• [Aim] Write out the material exactly, leaving every picture behind.

-----

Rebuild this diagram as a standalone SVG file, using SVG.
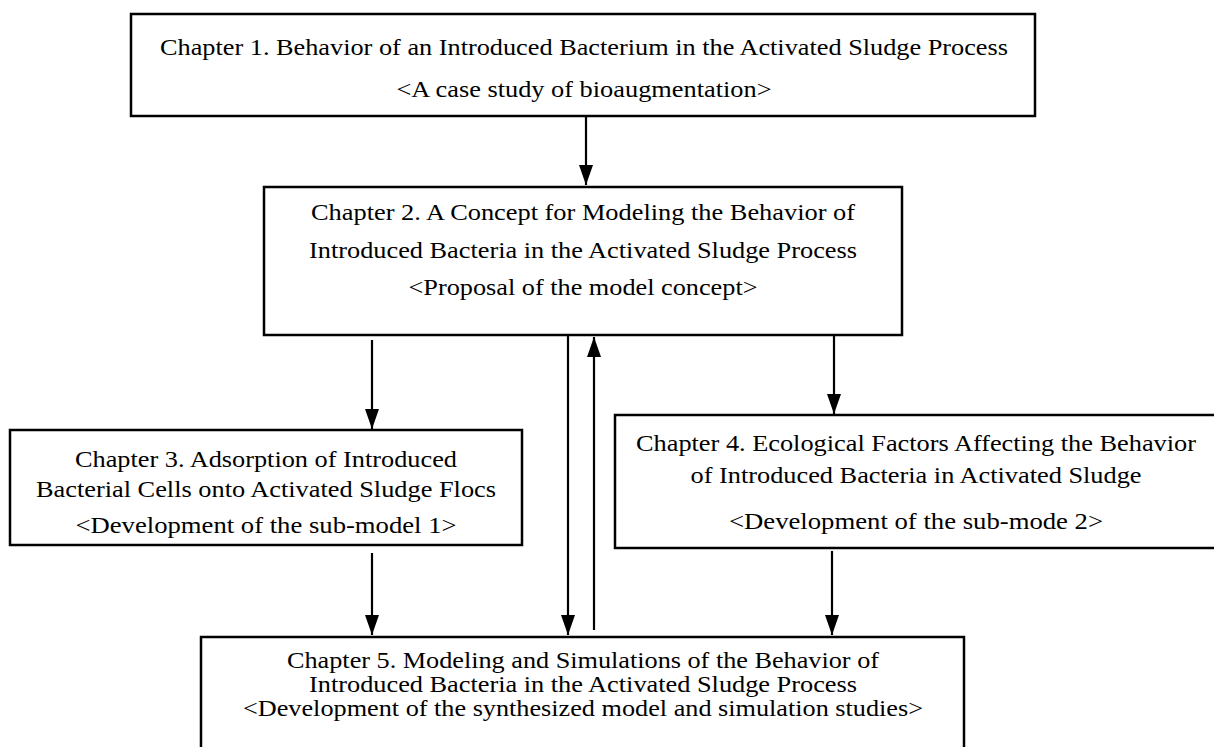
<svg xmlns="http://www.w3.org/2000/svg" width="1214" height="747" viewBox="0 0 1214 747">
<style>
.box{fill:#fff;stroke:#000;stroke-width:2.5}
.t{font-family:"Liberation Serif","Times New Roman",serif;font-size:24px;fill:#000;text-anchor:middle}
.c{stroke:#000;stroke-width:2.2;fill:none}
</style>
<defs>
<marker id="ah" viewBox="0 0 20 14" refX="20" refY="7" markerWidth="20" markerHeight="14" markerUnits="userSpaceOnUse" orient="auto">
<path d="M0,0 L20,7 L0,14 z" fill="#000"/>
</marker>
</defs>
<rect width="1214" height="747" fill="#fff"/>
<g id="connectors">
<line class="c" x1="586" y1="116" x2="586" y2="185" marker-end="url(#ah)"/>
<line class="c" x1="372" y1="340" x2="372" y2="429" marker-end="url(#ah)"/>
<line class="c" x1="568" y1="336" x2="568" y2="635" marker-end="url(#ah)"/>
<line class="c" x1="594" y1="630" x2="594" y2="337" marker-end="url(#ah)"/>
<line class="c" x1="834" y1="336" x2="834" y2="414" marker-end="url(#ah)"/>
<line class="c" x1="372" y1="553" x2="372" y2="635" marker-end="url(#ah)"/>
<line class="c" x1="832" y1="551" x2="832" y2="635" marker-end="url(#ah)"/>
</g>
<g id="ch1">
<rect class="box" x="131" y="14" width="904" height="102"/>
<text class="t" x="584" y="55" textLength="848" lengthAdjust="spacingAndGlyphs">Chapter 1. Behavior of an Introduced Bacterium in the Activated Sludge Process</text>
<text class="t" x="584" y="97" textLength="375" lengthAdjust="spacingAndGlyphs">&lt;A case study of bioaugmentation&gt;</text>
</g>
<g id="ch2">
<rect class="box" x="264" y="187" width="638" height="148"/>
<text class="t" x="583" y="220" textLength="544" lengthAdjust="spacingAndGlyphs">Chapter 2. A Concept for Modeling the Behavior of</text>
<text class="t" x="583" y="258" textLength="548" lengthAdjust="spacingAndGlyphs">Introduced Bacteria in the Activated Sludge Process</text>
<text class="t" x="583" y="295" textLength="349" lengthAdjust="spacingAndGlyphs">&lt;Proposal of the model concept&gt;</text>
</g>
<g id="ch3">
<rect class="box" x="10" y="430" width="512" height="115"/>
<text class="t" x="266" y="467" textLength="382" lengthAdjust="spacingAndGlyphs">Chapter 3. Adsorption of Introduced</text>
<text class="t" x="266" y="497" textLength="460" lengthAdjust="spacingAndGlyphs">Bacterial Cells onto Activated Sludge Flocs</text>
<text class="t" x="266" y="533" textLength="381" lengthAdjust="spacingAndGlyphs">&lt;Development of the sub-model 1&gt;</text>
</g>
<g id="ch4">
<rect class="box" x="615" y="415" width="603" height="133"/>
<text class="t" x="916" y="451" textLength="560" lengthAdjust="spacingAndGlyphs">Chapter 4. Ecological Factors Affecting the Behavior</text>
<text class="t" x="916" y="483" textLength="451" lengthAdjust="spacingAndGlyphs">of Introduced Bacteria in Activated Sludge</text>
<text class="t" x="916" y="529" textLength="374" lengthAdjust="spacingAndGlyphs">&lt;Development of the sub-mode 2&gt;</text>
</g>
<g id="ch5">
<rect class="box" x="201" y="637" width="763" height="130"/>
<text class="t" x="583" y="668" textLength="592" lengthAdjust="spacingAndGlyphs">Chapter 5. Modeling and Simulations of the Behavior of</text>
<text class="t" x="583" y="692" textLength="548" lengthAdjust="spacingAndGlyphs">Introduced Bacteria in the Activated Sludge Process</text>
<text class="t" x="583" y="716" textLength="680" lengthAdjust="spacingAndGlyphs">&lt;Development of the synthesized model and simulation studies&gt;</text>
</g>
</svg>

-----

• [Output for this exercise]
Rebuild this diagram as a standalone SVG file, using SVG.
<svg xmlns="http://www.w3.org/2000/svg" width="1214" height="747" viewBox="0 0 1214 747">
<style>
.box{fill:#fff;stroke:#000;stroke-width:2.5}
.t{font-family:"Liberation Serif","Times New Roman",serif;font-size:24px;fill:#000;text-anchor:middle}
.c{stroke:#000;stroke-width:2.2;fill:none}
</style>
<defs>
<marker id="ah" viewBox="0 0 20 14" refX="20" refY="7" markerWidth="20" markerHeight="14" markerUnits="userSpaceOnUse" orient="auto">
<path d="M0,0 L20,7 L0,14 z" fill="#000"/>
</marker>
</defs>
<rect width="1214" height="747" fill="#fff"/>
<g id="connectors">
<line class="c" x1="586" y1="116" x2="586" y2="185" marker-end="url(#ah)"/>
<line class="c" x1="372" y1="340" x2="372" y2="429" marker-end="url(#ah)"/>
<line class="c" x1="568" y1="336" x2="568" y2="635" marker-end="url(#ah)"/>
<line class="c" x1="594" y1="630" x2="594" y2="337" marker-end="url(#ah)"/>
<line class="c" x1="834" y1="336" x2="834" y2="414" marker-end="url(#ah)"/>
<line class="c" x1="372" y1="553" x2="372" y2="635" marker-end="url(#ah)"/>
<line class="c" x1="832" y1="551" x2="832" y2="635" marker-end="url(#ah)"/>
</g>
<g id="ch1">
<rect class="box" x="131" y="14" width="904" height="102"/>
<text class="t" x="584" y="55" textLength="848" lengthAdjust="spacingAndGlyphs">Chapter 1. Behavior of an Introduced Bacterium in the Activated Sludge Process</text>
<text class="t" x="584" y="97" textLength="375" lengthAdjust="spacingAndGlyphs">&lt;A case study of bioaugmentation&gt;</text>
</g>
<g id="ch2">
<rect class="box" x="264" y="187" width="638" height="148"/>
<text class="t" x="583" y="220" textLength="544" lengthAdjust="spacingAndGlyphs">Chapter 2. A Concept for Modeling the Behavior of</text>
<text class="t" x="583" y="258" textLength="548" lengthAdjust="spacingAndGlyphs">Introduced Bacteria in the Activated Sludge Process</text>
<text class="t" x="583" y="295" textLength="349" lengthAdjust="spacingAndGlyphs">&lt;Proposal of the model concept&gt;</text>
</g>
<g id="ch3">
<rect class="box" x="10" y="430" width="512" height="115"/>
<text class="t" x="266" y="467" textLength="382" lengthAdjust="spacingAndGlyphs">Chapter 3. Adsorption of Introduced</text>
<text class="t" x="266" y="497" textLength="460" lengthAdjust="spacingAndGlyphs">Bacterial Cells onto Activated Sludge Flocs</text>
<text class="t" x="266" y="533" textLength="381" lengthAdjust="spacingAndGlyphs">&lt;Development of the sub-model 1&gt;</text>
</g>
<g id="ch4">
<rect class="box" x="615" y="415" width="603" height="133"/>
<text class="t" x="916" y="451" textLength="560" lengthAdjust="spacingAndGlyphs">Chapter 4. Ecological Factors Affecting the Behavior</text>
<text class="t" x="916" y="483" textLength="451" lengthAdjust="spacingAndGlyphs">of Introduced Bacteria in Activated Sludge</text>
<text class="t" x="916" y="529" textLength="374" lengthAdjust="spacingAndGlyphs">&lt;Development of the sub-mode 2&gt;</text>
</g>
<g id="ch5">
<rect class="box" x="201" y="637" width="763" height="130"/>
<text class="t" x="583" y="668" textLength="592" lengthAdjust="spacingAndGlyphs">Chapter 5. Modeling and Simulations of the Behavior of</text>
<text class="t" x="583" y="692" textLength="548" lengthAdjust="spacingAndGlyphs">Introduced Bacteria in the Activated Sludge Process</text>
<text class="t" x="583" y="716" textLength="680" lengthAdjust="spacingAndGlyphs">&lt;Development of the synthesized model and simulation studies&gt;</text>
</g>
</svg>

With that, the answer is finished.